There are some arguments within the GDPR community as to whether it is ever possible to make anonymous data out of pseudonymous data. This because there is SOME organization that does have access to the re-identification mechanism. As long as someone has that ability, then some courts see the data as potentially re-identifiable. That conclusion is not wrong on the blunt fact, but it does not recognize the controls in place to prevent inappropriate use of the re-identification mechanism. The current courts do see that there is a perception of a pathway from pseudonymization to anonymization.
Pseudonymization is more like Encryption than Anonymization
Today IHE is working on updating the De-Identification handbook. I'm no longer working on that project due to my employment situation. But while I was working on it before then the other subject matter experts were insisting on a very different meaning behind the words "pseudonymization" and "anonymization".

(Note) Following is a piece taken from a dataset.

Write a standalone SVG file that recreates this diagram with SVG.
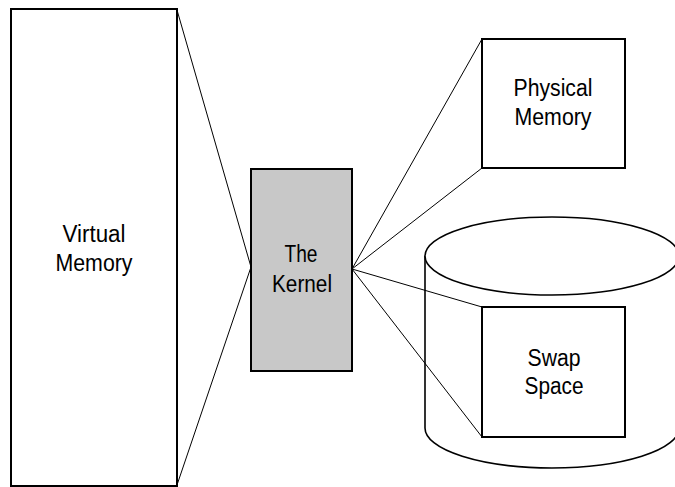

The following podcast by Ulrich Baumgartner really opened my eyes to how these words got a different meaning. They got a different meaning because they are used in a different contextual way. Whereas before the words were used purely as explanations of methodologies, they are today more dominantly used as words to describe a dataset that has either been pseudonymization or fully anonymized.
[The Privacy Advisor Podcast] Personal data defined? Ulrich Baumgartner on the implications of the CJEU's SRB ruling #thePrivacyAdvisorPodcast https://podcastaddict.com/the-privacy-advisor-podcast/episode/208363881
Where today because of GDPR there is a bigger focus on the dataset than the methodology. GDPR sees "pseudonymization" as a word describing the dataset that has only been pseudonymized but is still in the hands of the organization that possesses the methodology to re-identify. This is contextual. Therefore, the contextual understanding of that dataset is that it is contextually in the hands of an organization that has the ability to undo the pseudonymization. Therefore, the data are NOT de-identified. The data becomes de-identified when the pseudonymization re-identification mechanism is broken, that is to say when the dataset is passed to another party while the re-identification mechanism is NOT passed to that party.
This is the key point that is adding clarity to me. To me, the organization that is using pseudonymization is preparing a dataset to give to someone else; the first party organization already has the fully identified data, thus the pseudonymized data is not something they intend to operate on. It is the NEXT party, the data processor, that gets the dataset and does NOT get the re-identification mechanism. It is this NEXT party that now has de-identified data.
I now do understand the new diagram, as there was a diagram that was drawing distinction between Identified data, and Anonymized data; with the transition of data from Fully-Identified->Pseudonymized->Anonymized. I saw this diagram, and it did not align with the original methodology perspective, but it does follow with this contextual/relative perspective.
Overall, this understanding is consistent with the original "methodology" meaning of the words, but for some reason the GDPR courts needed to say it out loud that the FIRST organization doesn't get the benefit of de-identification until they pass the data to the NEXT organization. This concept is why
There are some arguments within the GDPR community as to whether it is ever possible to make anonymous data out of pseudonymous data. This because there is SOME organization that does have access to the re-identification mechanism. As long as someone has that ability, then some courts see the data as potentially re-identifiable. That conclusion is not wrong on the blunt fact, but it does not recognize the controls in place to prevent inappropriate use of the re-identification mechanism. The current courts do see that there is a perception of a pathway from pseudonymization to anonymization.
Pseudonymization is more like Encryption than Anonymization
The interesting emphasis at this point is that within Europe under GDPR pseudonymization of a data-set is much like an encryption of a data-set. Both encryption and pseudonymization are seen as purely methodologies of protecting data, neither are a clear methodology to gain anonymization.
Conclusion
GDPR has placed a different emphasis on pseudonymization with the default meaning is where the data holder has used pseudonymization methods but still holds the re-identification key. This state of the data transition was never mentioned in the past, as ultimately the goal of pseudonymization is to produce a dataset that could be passed to another organization who does NOT get the re-identification keys. Whereas in the past we would have said that the other organization got a pseudonymized dataset without ability to re-identify; GDPR would now say that the other organization got an anonymized dataset.